Hi Yahia,
if you are inclined to implement the formula as it stands, then you might type
Remove[args, cond, X, prod, iter, Y, alghoraniLHS, alghoraniRHS]
args[l_Integer] :=
ToExpression[StringJoin["o", ToString[#]] & /@ Range[l]]
prod[l_Integer] := Times @@ Thread[x[args[l]]]
cond[l_Integer] :=
If[And @@ (X @@@ Union[Sort /@ Permutations[args[l], {2}]]), 1, 0]
iter [m_Integer, l_Integer] := {#, 1, m} & /@ args[l] /; m >= l
alghoraniLHS[K_Integer?Positive] := Product[(1 - x[o]), {o, 1, K}]

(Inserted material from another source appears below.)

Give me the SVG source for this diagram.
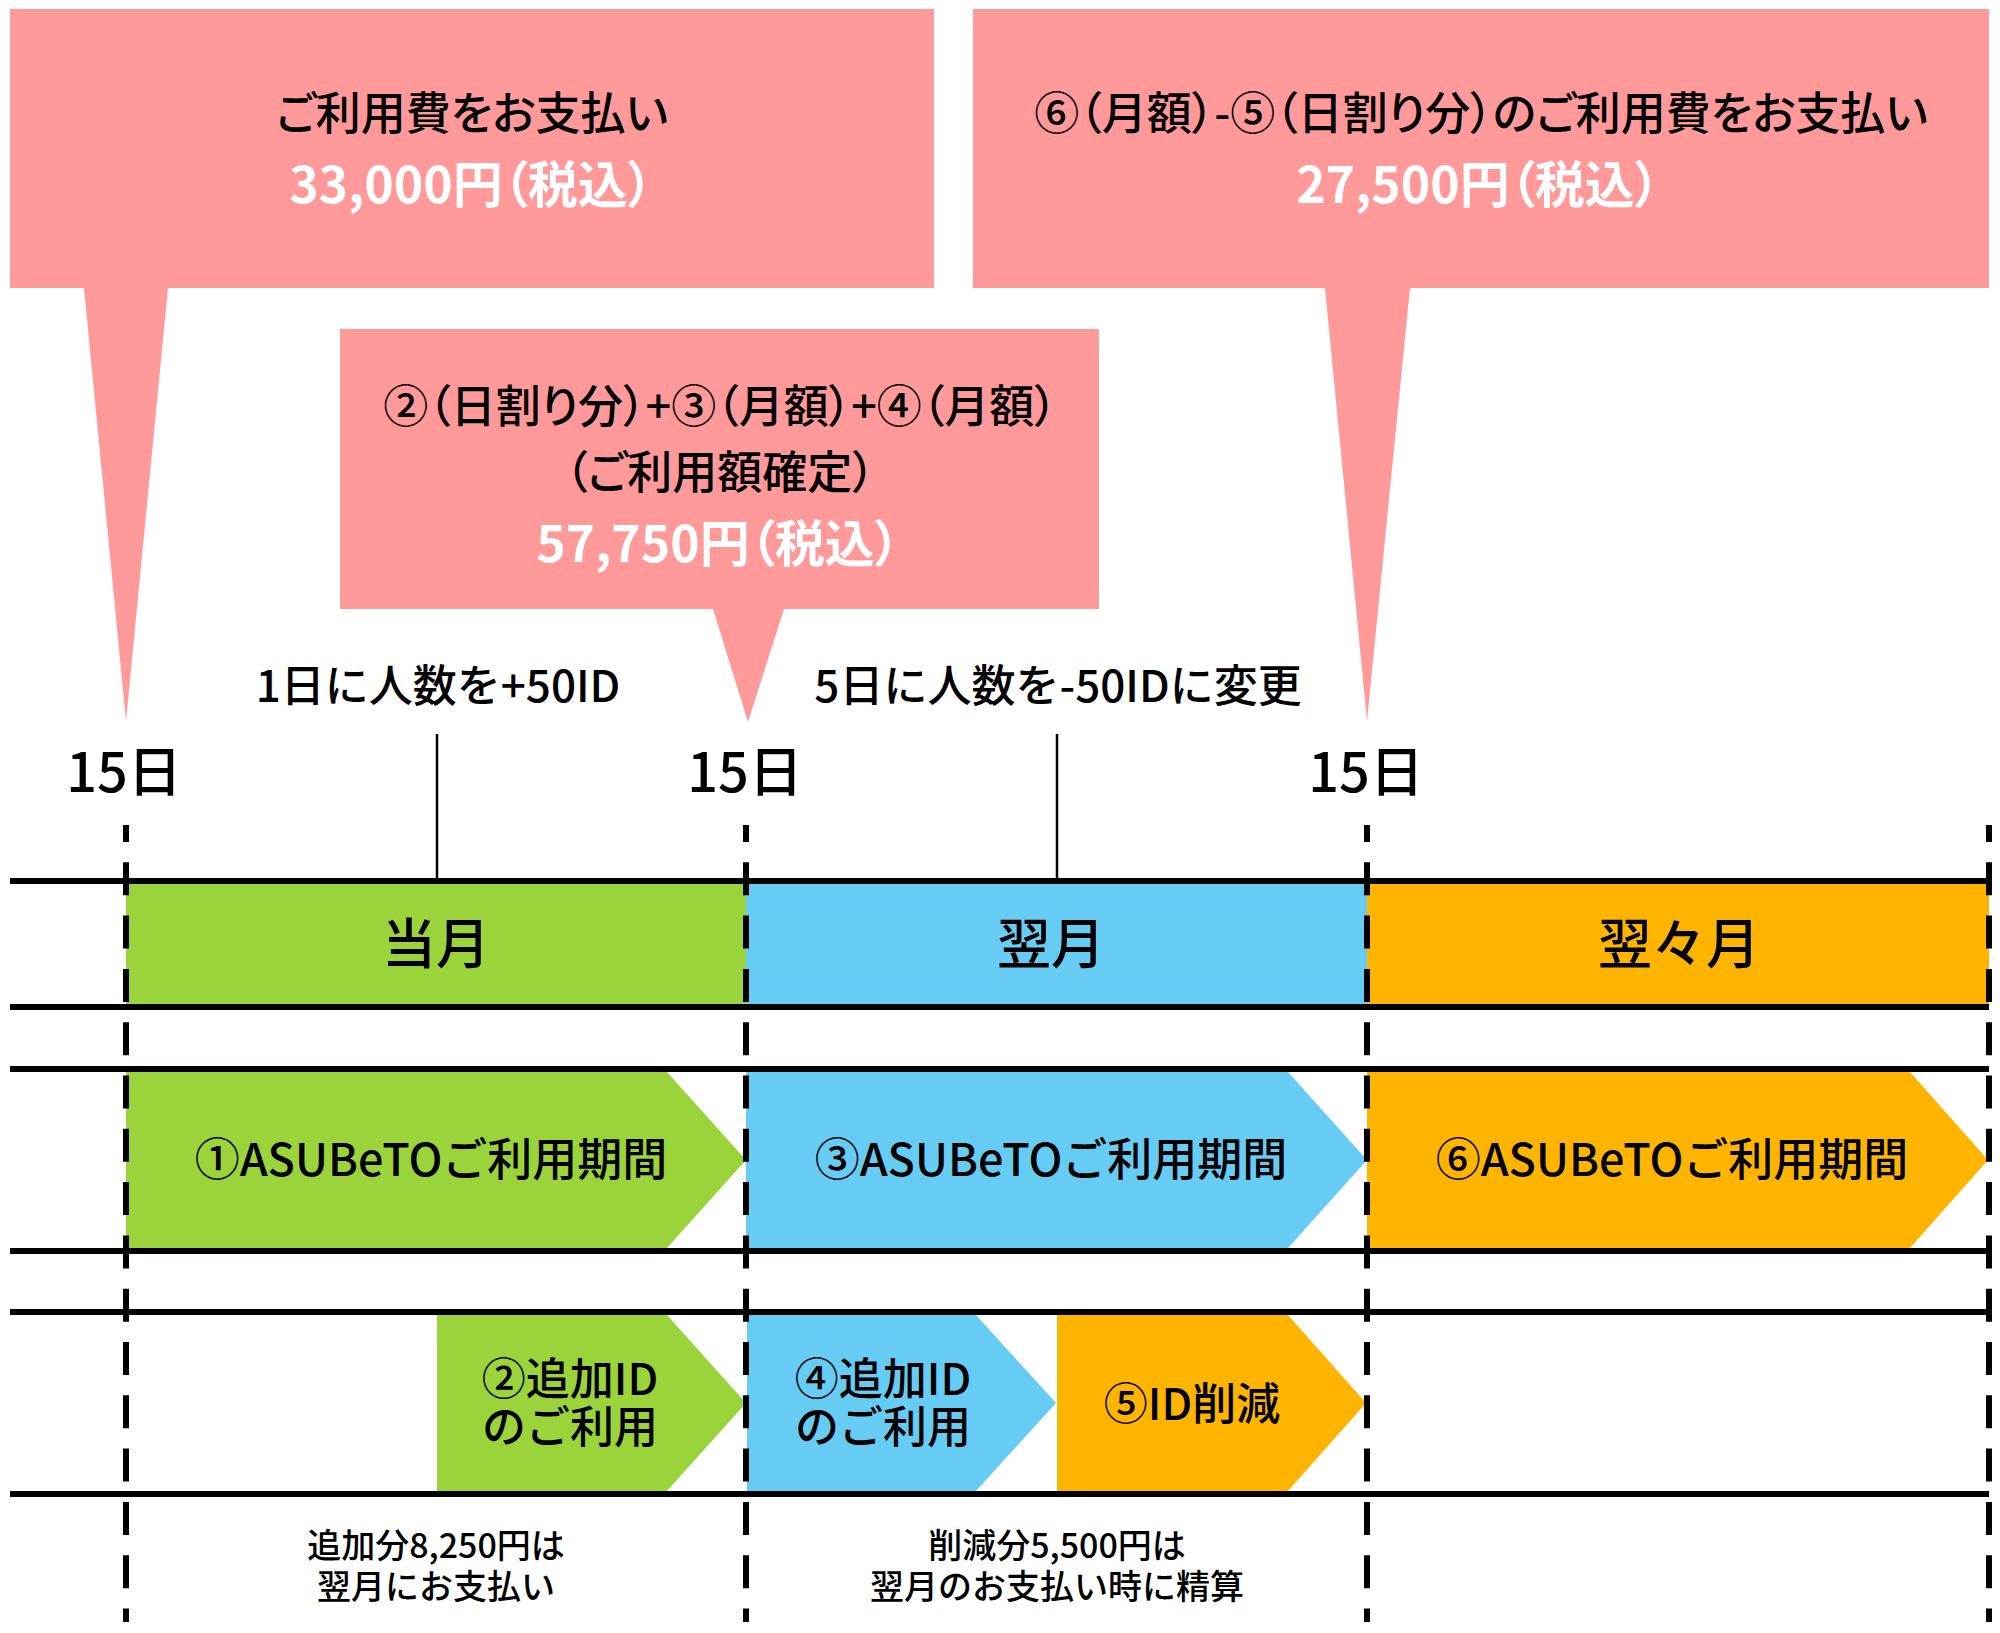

alghoraniRHS[K_Integer?Positive] :=
1 + Sum[(-1)^l/l! Y[cond[l] prod[l], Sequence @@ iter[K, l]], {l, 1,
K}] /. {Y :> Sum, X :> Unequal}
into your keyboard. The args function ensures that all functions have the same variables in use. See an example
In[94]:= alghoraniRHS[4]
Out[94]= 1 - x[1] - x[2] - x[3] - x[4] + x[1] x[2] x[3] x[4] +
1/2 (2 x[1] x[2] + 2 x[1] x[3] + 2 x[2] x[3] + 2 x[1] x[4] +
2 x[2] x[4] + 2 x[3] x[4]) +
1/6 (-6 x[1] x[2] x[3] - 6 x[1] x[2] x[4] - 6 x[1] x[3] x[4] -
6 x[2] x[3] x[4])
Check a case - it runs considerably longer than the SymmetricPolynomial[], of course - all the permutations have to be sorted out
In[100]:= Expand[alghoraniLHS[7]] - alghoraniRHS[7] // Simplify
Out[100]= 0
The multiple sums to find terms one knows in advance are computing time wasters
In[109]:= Expand[alghoraniLHS[9]] - alghoraniRHS[9] // Simplify
Out[109]= 0
Please note that even alghoraniRHS[] doesn't go the whole nine yards of implementing the formula because it has the l = 0 term, the 1, in front of it. Can you find a solution without that?
Pleaso note also, that Union[Sort /@ Permutations[...]] is bad style, because it filters out ... permutations.
Regards
Udo.